I started cutting them up knowing that my reflection wouldn’t be the same when I looked at myself in them again. I broke them, destroyed them, and tore them up releasing an unknown frustration inside me. I was cutting through a reflection of attempted perfection and attempts to try to keep everything together when I felt like falling apart. I saw myself trapped in that reflection and cutting it up gave me some form of freedom.

The project that inspired me to create this from Pinterest had each piece perfectly placed together with no spaces in between, but I didn’t want to do that. If I was going to piece together the broken pieces that I had seen myself in I wasn’t going to arrange the pieces together so perfectly only so they could fall apart again. We can only glue ourselves back together so much. Perfection leads to destruction, which is where I found myself after trying to achieve it. A beautiful life is not a perfect one and never will be.
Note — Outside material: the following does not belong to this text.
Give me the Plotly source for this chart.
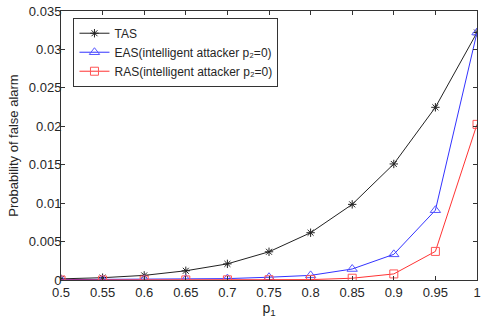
import plotly.graph_objects as go

p1 = [0.5, 0.55, 0.6, 0.65, 0.7, 0.75, 0.8, 0.85, 0.9, 0.95, 1.0]
tas = [0.00015, 0.0003, 0.0006, 0.0012, 0.0021, 0.00367, 0.00615, 0.00984, 0.0151, 0.02247, 0.0322]
eas = [0.00005, 0.00006, 0.00008, 0.0001, 0.00018, 0.00036, 0.0006, 0.00143, 0.00334, 0.00908, 0.0322]
ras = [0.0, 0.0, 0.0, 0.00001, 0.00002, 0.00003, 0.00005, 0.00023, 0.00079, 0.00372, 0.02025]

x_ticks = [0.5, 0.55, 0.6, 0.65, 0.7, 0.75, 0.8, 0.85, 0.9, 0.95, 1.0]
x_labels = ["0.5", "0.55", "0.6", "0.65", "0.7", "0.75", "0.8", "0.85", "0.9", "0.95", "1"]
y_ticks = [0, 0.005, 0.01, 0.015, 0.02, 0.025, 0.03, 0.035]
y_labels = ["0", "0.005", "0.01", "0.015", "0.02", "0.025", "0.03", "0.035"]

font_family = "Liberation Sans, Arial, sans-serif"

fig = go.Figure()
fig.add_trace(go.Scatter(
    x=p1, y=tas, mode="lines+markers", name="TAS",
    line=dict(color="#222222", width=1),
    marker=dict(symbol="asterisk-open", size=7, color="#222222", line=dict(width=1, color="#222222")),
))
fig.add_trace(go.Scatter(
    x=p1, y=eas, mode="lines+markers", name="EAS(intelligent attacker p₂=0)",
    line=dict(color="#3333ff", width=1),
    marker=dict(symbol="triangle-up-open", size=9, color="#5555ff", line=dict(width=1, color="#5555ff")),
))
fig.add_trace(go.Scatter(
    x=p1, y=ras, mode="lines+markers", name="RAS(intelligent attacker p₂=0)",
    line=dict(color="#ff3333", width=1),
    marker=dict(symbol="square-open", size=8, color="#ff5555", line=dict(width=1, color="#ff5555")),
))

axis_common = dict(
    showline=True, linecolor="#333333", linewidth=1, mirror="ticks",
    ticks="inside", ticklen=4, tickcolor="#333333", showgrid=False, zeroline=False,
    tickfont=dict(family=font_family, size=13, color="#262626"),
    ticklabeloverflow="allow",
)

fig.update_layout(
    width=485, height=322,
    margin=dict(l=61, r=4, t=5, b=42),
    paper_bgcolor="white", plot_bgcolor="white",
    font=dict(family=font_family, size=12, color="#262626"),
    xaxis=dict(range=[0.5, 1.0], tickvals=x_ticks, ticktext=x_labels,
               title=dict(text="p<sub>1</sub>", standoff=4, font=dict(size=14)), **axis_common),
    yaxis=dict(range=[0, 0.035], tickvals=y_ticks, ticktext=y_labels,
               ticklabelstandoff=-4,
               title=dict(text="Probability of false alarm", standoff=7, font=dict(size=13)), **axis_common),
    legend=dict(x=0.03, y=0.975, xanchor="left", yanchor="top",
                bgcolor="white", bordercolor="#333333", borderwidth=1,
                font=dict(size=12), tracegroupgap=0, itemwidth=30),
    showlegend=True,
)

fig.write_html("out.html")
Let’s face it – we are all going to fall apart at some point. I didn’t want the pieces to touch because if they connect again then they have the opportunity to break again. The way I arranged them makes them strong on their own – each piece is a battle, a strength, a weakness, a struggle, a feeling, a memory, a hardship.

This time when I look at myself through the separated pieces I can still see my reflection in them, but this time I know I’m stronger. No reflection is going to look perfect, and one that does isn’t real. I can see my whole self in this reflection – I’m one piece through the separation of others. I’m stronger because I’ve experienced pain, I’ve watched myself break, and I’ve felt some not-so-happy feelings.

This art piece was a realization of strength. It has a story within it, and represents more than sadness, defeat, or weakness. It represents my strengths and my ability to overcome the negativity in my life in order to make it truly beautiful.